Der Tod betrifft alle. Er ist das Thema der menschlichen Existenz schlechthin. Denn Mensch sein, heißt sterblich sein. Aber auch alle anderen Lebewesen – Pflanzen, Tiere, Mikroorganismen, selbst Himmelskörper – sterben, vergehen, verglimmen, erlöschen. Nach über drei Jahren Coronapandemie und eineinhalb Jahre nach Beginn des russischen Angriffskriegs auf die Ukraine ist der Tod für viele Menschen als Bedrohung präsenter als jemals zuvor.
Die neue Ausstellung im Dom Museum Wien befasst sich mit dem unausweichlichsten Bestandteil jeder Existenz: „Sterblich sein“ spürt mittels Gegenüberstellung von Kunstwerken, die einen kulturhistorischen Bogen vom Mittelalter bis zur Gegenwart spannen, der tiefen Bedeutung von Tod nicht nur im individuellen, sondern auch im kollektiven und gesellschaftspolitischen Kontext nach. Intime, persönliche Ansätze werden genauso beleuchtet wie die öffentliche, politische Rolle des Sterbens und die Auseinandersetzung damit. „Wir sind davon überzeugt, dass wir unserem Publikum diese Ausstellung zumuten können, ja sogar müssen, denn zu den Kernaufgaben eines gegenwärtigen Museums gehört es nicht nur, zu unterhalten“, so Museumsdirektorin Johanna Schwanberg, die die Schau gemeinsam mit Klaus Speidel kuratiert hat. Das Dom Museum Wien ist einer der angemessensten Orte, um eine Ausstellung über das menschheitsbestimmende Thema Tod auszurichten: Angesichts der ungemeinen Präsenz der Todesthematik in der christlichen Kunst, verwundert es nicht, dass das Museum über Sammlungen verfügt, die reich an Exponaten sind, die direkt oder indirekt mit dem Tod zu tun haben. Der Tod spielt auch in der über 3.000 Werke umfassenden, modernen und weitgehend profanen Sammlung Otto Mauer eine zentrale Rolle – Grund genug um ein „Zeichnungskabinett“ innerhalb der Schau einzurichten, das vor allem eine Fülle an Grafiken aus den Beständen präsentiert, die ursprünglich im Besitz des Dompredigers und Kunstsammlers Mauer waren.

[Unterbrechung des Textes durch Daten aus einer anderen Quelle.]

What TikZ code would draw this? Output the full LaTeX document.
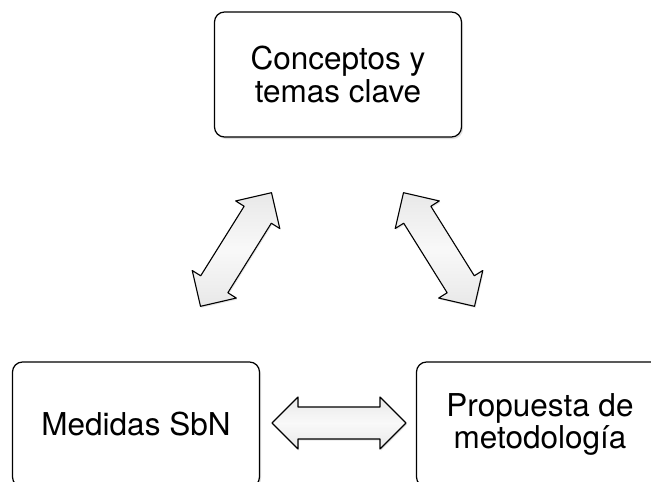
\documentclass[tikz,border=0pt]{standalone}
\usepackage{fontspec}
\setmainfont{TeX Gyre Heros}
\usetikzlibrary{shadows}
\tikzset{
  box/.style={draw=black, line width=1.2pt, rounded corners=10pt, fill=white,
    minimum width=247pt, minimum height=125pt, inner sep=0pt, align=center,
    font=\fontsize{31.5}{32.5}\selectfont,
    drop shadow={opacity=0.25, shadow xshift=1.5pt, shadow yshift=-2pt}},
  arrowlook/.style={draw=black, line width=1.1pt, line join=round,
    top color=gray!18, bottom color=gray!18, middle color=gray!5,
    drop shadow={opacity=0.2, shadow xshift=1pt, shadow yshift=-1.5pt}},
  blockarrow/.pic={
    \path[arrowlook] (-67pt,0pt) -- (-41pt,26pt) -- (-41pt,16pt) -- (41pt,16pt)
      -- (41pt,26pt) -- (67pt,0pt) -- (41pt,-26pt) -- (41pt,-16pt)
      -- (-41pt,-16pt) -- (-41pt,-26pt) -- cycle;
  }
}
\begin{document}
\begin{tikzpicture}
\useasboundingbox (0pt,0pt) rectangle (651pt,-482pt);
\node[box] (top) at (338pt,-74.5pt) {Conceptos y\\temas clave};
\node[box] (left) at (136pt,-424.5pt) {Medidas SbN};
\node[box] (right) at (540pt,-424.5pt) {Propuesta de\\metodología};
\pic[rotate=58] (a1) at (236pt,-249.5pt) {blockarrow};
\pic[rotate=-58] (a2) at (439pt,-249.5pt) {blockarrow};
\pic (a3) at (339pt,-423pt) {blockarrow};
\end{tikzpicture}
\end{document}
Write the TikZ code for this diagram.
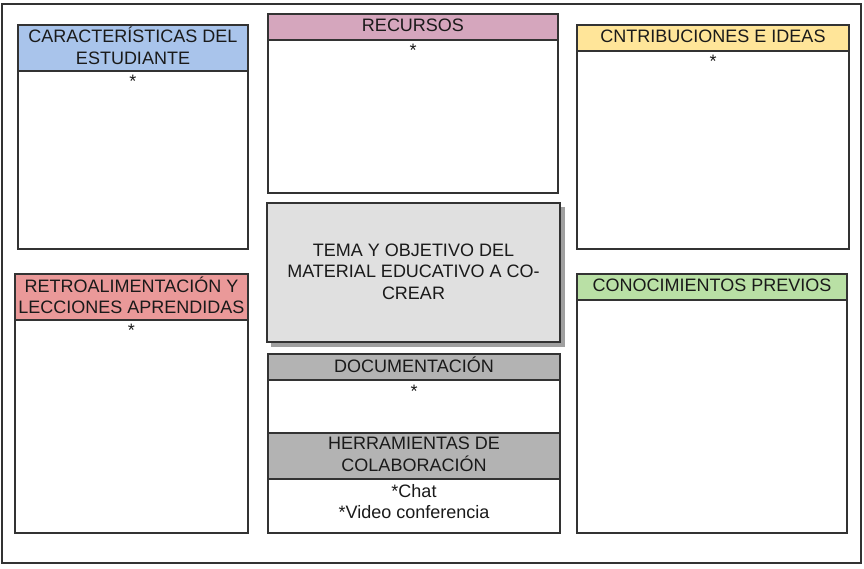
\documentclass[tikz,border=0pt]{standalone}
\usepackage{fontspec}
\setmainfont{Liberation Sans}
\definecolor{linec}{HTML}{333333}
\definecolor{txtc}{HTML}{1A1A1A}
\definecolor{cblue}{HTML}{A9C4EB}
\definecolor{cpink}{HTML}{D5A6BD}
\definecolor{cyellow}{HTML}{FFE599}
\definecolor{cred}{HTML}{EA9999}
\definecolor{cgreen}{HTML}{B9E0A5}
\definecolor{cgray}{HTML}{B3B3B3}
\definecolor{ctema}{HTML}{E0E0E0}
\definecolor{cshadow}{HTML}{A0A0A0}
\tikzset{
  panel/.style={draw=linec, line width=2pt, fill=white, anchor=north west, inner sep=0pt, outer sep=0pt},
  lbl/.style={align=center, inner sep=0pt, text=txtc, font=\fontsize{18}{21.5}\selectfont},
  star/.style={anchor=base, inner sep=0pt, text=txtc, font=\fontsize{18}{21.5}\selectfont},
}
\begin{document}
\begin{tikzpicture}[x=1pt,y=-1pt]
\useasboundingbox (0,0) rectangle (864,568);
% outer frame
\node[panel, minimum width=859pt, minimum height=559pt] (frame) at (2,4) {};
% Caracteristicas
\node[panel, minimum width=230pt, minimum height=224pt] (carb) at (18,25) {};
\node[panel, fill=cblue, minimum width=230pt, minimum height=46pt] (carh) at (18,25) {};
\node[lbl, yshift=2pt] (cart) at (carh.center) {CARACTERÍSTICAS DEL\\ESTUDIANTE};
\node[star] (cars) at (133,87.5) {*};
% Recursos
\node[panel, minimum width=290pt, minimum height=179pt] (recb) at (268,14) {};
\node[panel, fill=cpink, minimum width=290pt, minimum height=26pt] (rech) at (268,14) {};
\node[lbl, yshift=2pt] (rect) at (rech.center) {RECURSOS};
\node[star] (recs) at (413,56) {*};
% Contribuciones
\node[panel, minimum width=272pt, minimum height=224pt] (conb) at (577,25) {};
\node[panel, fill=cyellow, minimum width=272pt, minimum height=26pt] (conh) at (577,25) {};
\node[lbl, yshift=2pt] (cont) at (conh.center) {CNTRIBUCIONES E IDEAS};
\node[star] (cons) at (713,67.5) {*};
% Tema
\fill[cshadow] (271,207) rectangle (564.5,346.5);
\node[panel, fill=ctema, minimum width=293pt, minimum height=139pt] (tema) at (267,203) {};
\node[lbl, yshift=1pt] (temat) at (tema.center) {TEMA Y OBJETIVO DEL\\MATERIAL EDUCATIVO A CO-\\CREAR};
% Retroalimentacion
\node[panel, minimum width=233pt, minimum height=259pt] (retb) at (15,274) {};
\node[panel, fill=cred, minimum width=233pt, minimum height=46pt] (reth) at (15,274) {};
\node[lbl, yshift=1.5pt] (rett) at (reth.center) {RETROALIMENTACIÓN Y\\LECCIONES APRENDIDAS};
\node[star] (rets) at (131.5,336.5) {*};
% Conocimientos previos
\node[panel, minimum width=270pt, minimum height=259pt] (preb) at (577,274) {};
\node[panel, fill=cgreen, minimum width=270pt, minimum height=26pt] (preh) at (577,274) {};
\node[lbl, yshift=2pt] (pret) at (preh.center) {CONOCIMIENTOS PREVIOS};
% Documentacion / Herramientas
\node[panel, minimum width=292pt, minimum height=179pt] (docb) at (268,354) {};
\node[panel, fill=cgray, minimum width=292pt, minimum height=26pt] (doch) at (268,354) {};
\node[lbl, yshift=2pt] (doct) at (doch.center) {DOCUMENTACIÓN};
\node[star] (docs) at (414,397) {*};
\node[panel, fill=cgray, minimum width=292pt, minimum height=46pt] (herh) at (268,433) {};
\node[lbl, yshift=1.5pt] (hert) at (herh.center) {HERRAMIENTAS DE\\COLABORACIÓN};
\node[star] (chat) at (414,497.5) {*Chat};
\node[star] (video) at (414,518) {*Video conferencia};
\end{tikzpicture}
\end{document}
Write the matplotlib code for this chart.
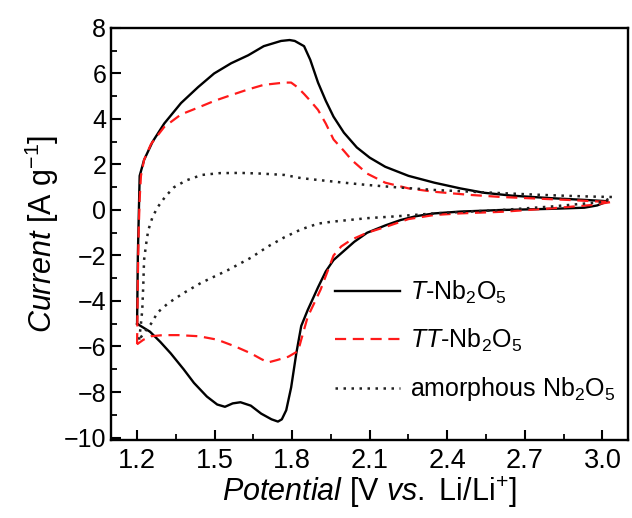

„Das Dom Museum Wien mit seinen intimen Räumlichkeiten und den hochemotionalen Skulpturen, Gemälden und Grafiken ist ein idealer Ort, um die Todesthematik aus verschiedenen Perspektiven entsprechend sensibel zu beleuchten“, so Johanna Schwanberg. „Dabei kann unsere Ausstellung auch ein ‚Safe Space‘ des Zu-sich-Findens anlässlich eines Verlustes oder der Bedrohung des eigenen Lebens aufgrund einer schweren Erkrankung sein. Wir sehen unsere Schau als Chance, gerade in schwierigen Zeiten einen Ort zu haben, an dem die vielen Eindrücke, Berichte und Erfahrungen der belastenden letzten Jahre durch Kunstwerke ästhetisch verdichtet, in Ruhe reflektiert und verarbeitet werden können.“ „Sterblich sein“ erzählt, wie in allen bisherigen Ausstellungen seit der Wiedereröffnung des Dom Museum Wien im Jahr 2017, keine chronologische Geschichte, sondern arbeitet vielmehr mit Kontrasten und Gegenüberstellungen von Werken unterschiedlichster Kunstepochen.
Die Ausstellung spannt anhand von Skulpturen, Gemälden, Zeichnungen, Fotografien und Videoinstallationen einen großen Bogen vom Mittelalter bis in die Gegenwart. Die Auswahl zeigt sowohl Werke aus den historischen Beständen des Hauses als auch aus der Sammlung Otto Mauer Contemporary, umfasst aber darüber hinaus hochkarätige Leihgaben aus nationalen und internationalen Sammlungen, Museen, Stiften und Galerien. „Sterblich sein“ bezieht Arbeiten zahlreicher Gegenwartskünstlerinnen und Gegenwartskünstler mit mehreren zum Teil eigens für die Schau entwickelten oder neu für die Sammlung erworbenen Werken in die Ausstellung ein.